FWIW, here's my exercise prescription. It's where I'm starting and will change based on how my HR behaves with this.
Exercises from this page:
http://www.mstrust.org.uk/information/exercises/index_exercises.jsp
Laying Down Exercises 1-4, 6-10 reps each (no more than 1 min per exercise).
One minute complete rest between exercises.
Total exercise time: 8 min.
Frequency: 3x per week.
My "eqilibrium" HR on first waking is between 84 and 88 bpm. If my first morning HR is 90 or above, I cut back and rest until it gets under 90 again.
I'm supposed to avoid any activity above my AT (where anaerobic glycolysis predominates).
As I understand it, my aerobic metabolism is "broken" somehow, so we're trying to train my lower range anaerobic energy system (ATP-CP) to compensate to some degree.
Some info about aerobic and anaerobic exercise, for those interested. From
http://en.wikipedia.org/wiki/Anaerobic_exercise
There are two types of anaerobic energy systems: 1) the high energy phosphates, ATP adenosine triphosphate and CP creatine phosphate and, 2) anaerobic glycolysis. The high energy phosphates are stored in very limited quantities within muscle cells. Anaerobic glycolysis exclusively uses glucose (and glycogen) as a fuel in the absence of oxygen or more specifically, when ATP is needed at rates that exceed those provided by aerobic metabolism; the consequence of rapid glucose breakdown is the formation of lactic acid(more appropriately, lactate at biological pH levels). Physical activities that last up to about thirty seconds rely primarily on the former, ATP-PC phosphagen, system. Beyond this time both aerobic and anaerobic glycolytic metabolic systems begin to predominate.
Here's an interesting chart, especially if you know your AT and are trying to explain to people how different your body's ability to exercise is from a healthy person's. From the same Wikipedia article
http://en.wikipedia.org/wiki/Anaerobic_exercise
If you monitor your heart rate for various activities and compare it to what a healthy person your age is managing at the same HR, it could be very enlightening. For example, most trainers will suggest you exercise at 60% of your age-estimated maximum heart rate. For me, that would be about 100bpm. I'm over 100bpm sitting upright.
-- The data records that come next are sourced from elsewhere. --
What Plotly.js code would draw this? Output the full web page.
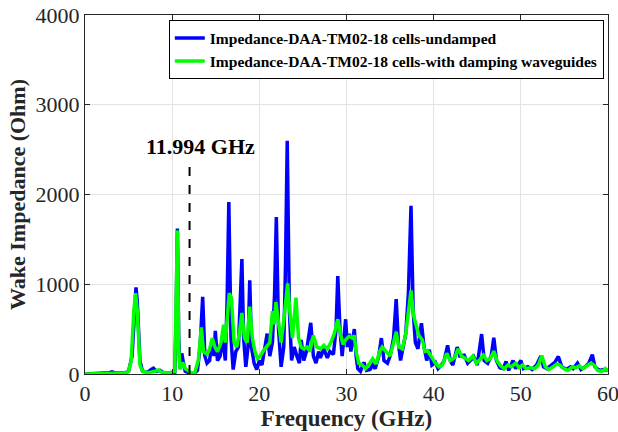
<!DOCTYPE html>
<html>
<head>
<meta charset="utf-8">
<script src="https://cdn.plot.ly/plotly-3.0.1.min.js"></script>
<style>html,body{margin:0;padding:0;background:#fff;}#chart{width:618px;height:432px;}</style>
</head>
<body>
<div id="chart"></div>
<script>
const freqUndamped = [0,2,2.8,3.1,3.5,4.5,5.0,5.4,5.7,5.85,6.0,6.3,6.6,7.2,7.6,7.85,8.2,8.6,9.0,9.8,10.3,10.45,10.6,10.75,10.9,11.1,11.3,11.5,12.0,12.5,12.9,13.2,13.5,13.75,14.0,14.3,14.55,14.8,14.95,15.2,15.5,15.8,16.1,16.3,16.5,16.75,17.0,17.3,17.6,17.85,18.0,18.2,18.45,18.7,18.9,19.1,19.4,19.7,20.0,20.3,20.6,20.9,21.2,21.5,21.75,21.95,22.2,22.5,22.8,23.0,23.2,23.45,23.7,24.0,24.3,24.6,24.8,25.1,25.4,25.7,25.9,26.2,26.5,26.8,27.0,27.4,27.8,28.1,28.5,28.8,29.0,29.25,29.5,29.7,29.9,30.1,30.3,30.5,30.7,30.9,31.1,31.3,31.6,32.0,32.3,32.7,33.0,33.3,33.7,34.0,34.3,34.7,35.0,35.4,35.7,35.95,36.2,36.5,36.8,37.1,37.4,37.65,37.9,38.2,38.6,38.9,39.2,39.5,39.8,40.2,40.5,40.9,41.2,41.6,41.9,42.2,42.7,43.0,43.5,43.9,44.2,44.6,45.0,45.5,45.8,46.2,46.6,46.9,47.2,47.6,48.0,48.3,48.6,49.1,49.4,50.0,50.3,50.8,51.3,51.8,52.3,52.6,53.0,53.5,53.9,54.3,54.7,55.2,55.7,56.0,56.5,56.9,57.4,57.8,58.2,58.5,59.0,59.5,60.0];
const impUndamped = [0,5,15,25,10,10,30,200,850,965,800,150,30,20,50,65,30,40,15,10,20,600,1620,400,60,230,120,30,10,5,40,300,860,200,120,150,380,200,480,150,200,400,150,800,1915,400,50,250,300,800,1280,400,80,300,1045,300,120,50,150,100,250,450,200,350,900,1750,500,80,300,1200,2600,700,150,300,200,120,380,150,250,450,570,200,120,250,180,280,180,250,220,500,1090,500,200,400,610,300,450,250,400,500,200,60,30,130,40,50,100,60,200,400,150,120,200,400,835,350,150,280,450,900,1875,700,350,280,565,300,150,270,100,130,60,100,150,320,150,100,300,200,210,120,150,190,100,445,150,120,200,405,150,70,60,140,40,150,60,150,60,80,50,100,200,80,60,100,130,195,80,50,80,60,120,50,80,120,215,80,40,50,40];

const freqDamped = [0,4.5,5.0,5.3,5.6,5.8,6.0,6.3,6.6,7.3,8.0,8.4,8.8,9.5,10.3,10.45,10.6,10.75,10.9,11.2,11.5,11.8,12.2,12.6,13.0,13.35,13.6,14.0,14.3,14.6,14.9,15.2,15.6,15.9,16.1,16.3,16.55,16.8,17.1,17.4,17.7,18.0,18.3,18.6,18.9,19.2,19.5,19.8,20.1,20.4,20.8,21.2,21.5,21.7,21.9,22.2,22.5,22.8,23.0,23.25,23.5,23.8,24.2,24.5,24.8,25.1,25.5,25.8,26.2,26.6,27.0,27.4,27.8,28.2,28.6,29.0,29.3,29.6,29.9,30.3,30.7,30.9,31.1,31.4,31.8,32.2,32.6,33.0,33.4,33.8,34.1,34.5,35.0,35.4,35.7,36.0,36.4,36.8,37.1,37.4,37.7,38.0,38.3,38.7,39.0,39.3,39.7,40.2,40.6,41.0,41.5,41.9,42.4,42.8,43.2,43.6,44.0,44.5,44.9,45.3,45.7,46.1,46.5,46.9,47.3,47.7,48.1,48.5,48.9,49.4,49.8,50.2,50.6,51.1,51.6,52.0,52.4,52.8,53.2,53.7,54.1,54.5,54.9,55.4,55.9,56.3,56.7,57.1,57.6,58.0,58.4,58.8,59.3,59.7,60.0];
const impDamped = [0,10,30,150,700,900,700,100,30,15,30,45,20,10,30,700,1600,300,50,130,60,40,10,20,150,520,250,220,280,400,300,250,350,550,350,600,900,850,350,300,450,680,400,350,750,400,250,170,200,250,300,350,700,550,800,550,350,600,800,1010,700,400,850,400,300,280,300,250,430,300,280,320,280,350,450,610,450,330,380,420,400,430,250,120,100,60,110,170,110,250,300,250,200,350,470,300,280,450,700,930,650,550,430,380,250,260,200,120,80,100,230,150,180,280,200,170,150,200,120,160,210,150,170,255,140,90,60,100,80,120,70,100,60,70,60,100,205,80,50,80,110,100,60,40,80,70,90,60,100,120,100,40,30,60,30];

const seriesNames = ['Impedance-DAA-TM02-18 cells-undamped','Impedance-DAA-TM02-18 cells-with damping waveguides'];
const xTicks = [0,10,20,30,40,50,60];
const yTicks = [0,1000,2000,3000,4000];
const markerFreq = 11.994;
const markerLabel = '11.994 GHz';

const serif = 'Liberation Serif, Times New Roman, serif';
const traces = [
  {x: freqUndamped, y: impUndamped, type: 'scatter', mode: 'lines', name: seriesNames[0],
   line: {color: '#0000ff', width: 3.5}},
  {x: freqDamped, y: impDamped, type: 'scatter', mode: 'lines', name: seriesNames[1],
   line: {color: '#00ff00', width: 3.5}}
];
const axisCommon = {
  showline: true, linecolor: '#262626', linewidth: 1, mirror: 'ticks',
  ticks: 'inside', ticklen: 5, tickcolor: '#262626',
  showgrid: true, gridcolor: '#e3e3e3', gridwidth: 1, zeroline: false,
  ticklabeloverflow: 'allow',
  tickfont: {family: serif, size: 22, color: '#262626'}
};
const layout = {
  width: 618, height: 432,
  margin: {l: 85, r: 10, t: 15, b: 58},
  paper_bgcolor: '#ffffff', plot_bgcolor: '#ffffff',
  showlegend: true,
  legend: {x: 0.992, y: 0.985, xanchor: 'right', yanchor: 'top',
    bgcolor: '#ffffff', bordercolor: '#000000', borderwidth: 1,
    font: {family: serif, size: 15.5, color: '#000000', weight: 'bold'},
    tracegroupgap: 0, itemwidth: 30},
  xaxis: Object.assign({}, axisCommon, {range: [0, 60], tickvals: xTicks,
    title: {text: '<b>Frequency (GHz)</b>', font: {family: serif, size: 23, color: '#262626'}, standoff: 1}}),
  yaxis: Object.assign({}, axisCommon, {range: [0, 4000], tickvals: yTicks,
    title: {text: '<b>Wake Impedance (Ohm)</b>', font: {family: serif, size: 22, color: '#262626'}, standoff: 3}}),
  shapes: [{type: 'line', xref: 'x', yref: 'y', x0: markerFreq, x1: markerFreq, y0: 0, y1: 2400,
    line: {color: '#000000', width: 2, dash: 'dash'}}],
  annotations: [{xref: 'x', yref: 'y', x: markerFreq + 1.3, y: 2540, text: '<b>' + markerLabel + '</b>',
    showarrow: false, font: {family: serif, size: 22, color: '#000000'}}]
};
Plotly.newPlot('chart', traces, layout, {displayModeBar: false, staticPlot: true});
</script>
</body>
</html>
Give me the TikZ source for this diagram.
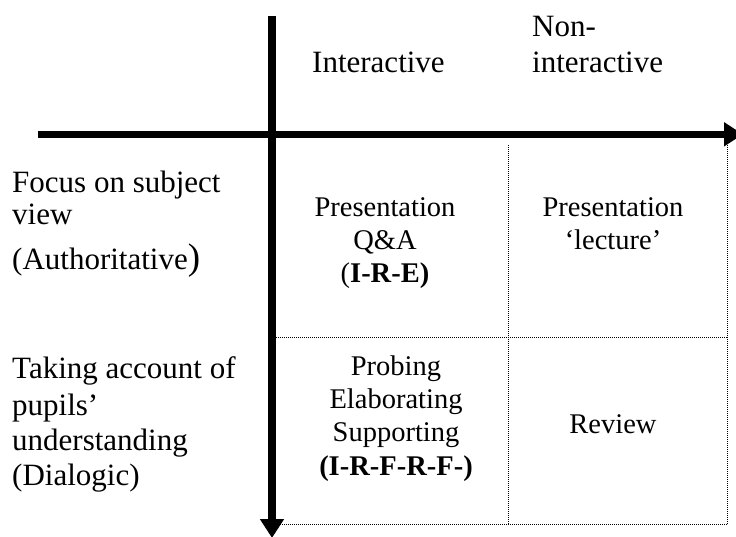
\documentclass[tikz,border=0pt]{standalone}
\usepackage{fontspec}
\setmainfont{Liberation Serif}
\usetikzlibrary{arrows.meta}
\tikzset{
  axis/.style={line width=7.5pt,-{Triangle[length=19pt,width=23pt]}},
  grid/.style={line width=0.9pt,dash pattern=on 0.9pt off 1.1pt},
  big/.style={font=\fontsize{31}{35}\selectfont,inner sep=0pt},
  cell/.style={font=\fontsize{28.5}{33}\selectfont,inner sep=0pt,anchor=base},
  lab/.style={big,anchor=base west},
}
\begin{document}
\begin{tikzpicture}[x=1pt,y=-1pt]
\useasboundingbox (0,0) rectangle (736,537);
\clip (0,0) rectangle (736,537);
% grid corners
\coordinate (g1) at (272,145);
\coordinate (g2) at (508,145);
\coordinate (g3) at (727.5,145);
\coordinate (m1) at (272,337);
\coordinate (m2) at (508,337);
\coordinate (m3) at (727.5,337);
\coordinate (b1) at (272,524);
\coordinate (b2) at (508,524);
\coordinate (b3) at (727.5,524);
\draw[grid] (g2) -- (b2);
\draw[grid] (g3) -- (b3);
\draw[grid] (m1) -- (m3);
\draw[grid] (b1) -- (b3);
% axes
\coordinate (hs) at (37.5,134.3);
\coordinate (he) at (743,134.3);
\coordinate (vs) at (272,16);
\coordinate (ve) at (272,538);
\draw[axis] (hs) -- (he);
\draw[axis] (vs) -- (ve);
% headers
\node[lab] (int) at (312,73) {Interactive};
\node[lab] (non1) at (532,37) {Non-};
\node[lab] (non2) at (532,73) {interactive};
% left labels
\node[lab] (f1) at (12,193) {Focus on subject};
\node[lab] (f2) at (12,225) {view};
\node[lab] (f3) at (12,270) {(Authoritative{\fontsize{37}{37}\selectfont )}};
\node[lab] (t1) at (12,378) {Taking account of};
\node[lab] (t2) at (12,415) {pupils’};
\node[lab] (t3) at (12,450) {understanding};
\node[lab] (t4) at (12,485) {(Dialogic)};
% cells
\node[cell] (c1a) at (385,217) {Presentation};
\node[cell] (c1b) at (385,250) {Q\&A};
\node[cell] (c1c) at (385,283) {(\textbf{I-R-E)}};
\node[cell] (c2a) at (613,217) {Presentation};
\node[cell] (c2b) at (613,250) {‘lecture’};
\node[cell] (c3a) at (396,375) {Probing};
\node[cell] (c3b) at (396,408) {Elaborating};
\node[cell] (c3c) at (396,441) {Supporting};
\node[cell] (c3d) at (396,475) {\textbf{(I-R-F-R-F-)}};
\node[cell] (c4) at (613,433) {Review};
\end{tikzpicture}
\end{document}
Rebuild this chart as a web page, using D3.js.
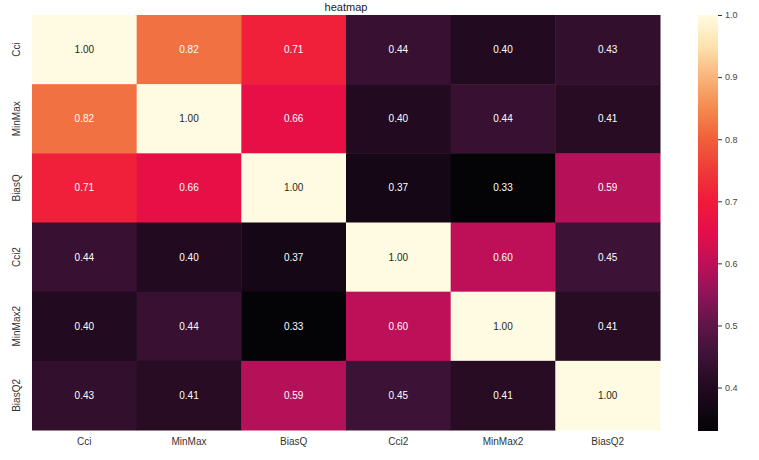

If I use my measured AT (125) as opposed to my age-estimated AT (134), then by healthy standards I should exercise like a 65yo. Target exercise HR should be 93bpm. Since I'm over 100bpm sitting upright, my "target" exercise range occurs when I'm laying down but moving a bit -- rolling over, moving my arms, etc. So obviously the exercise standards used for healthy people are completely wrong for some, and probably many of us.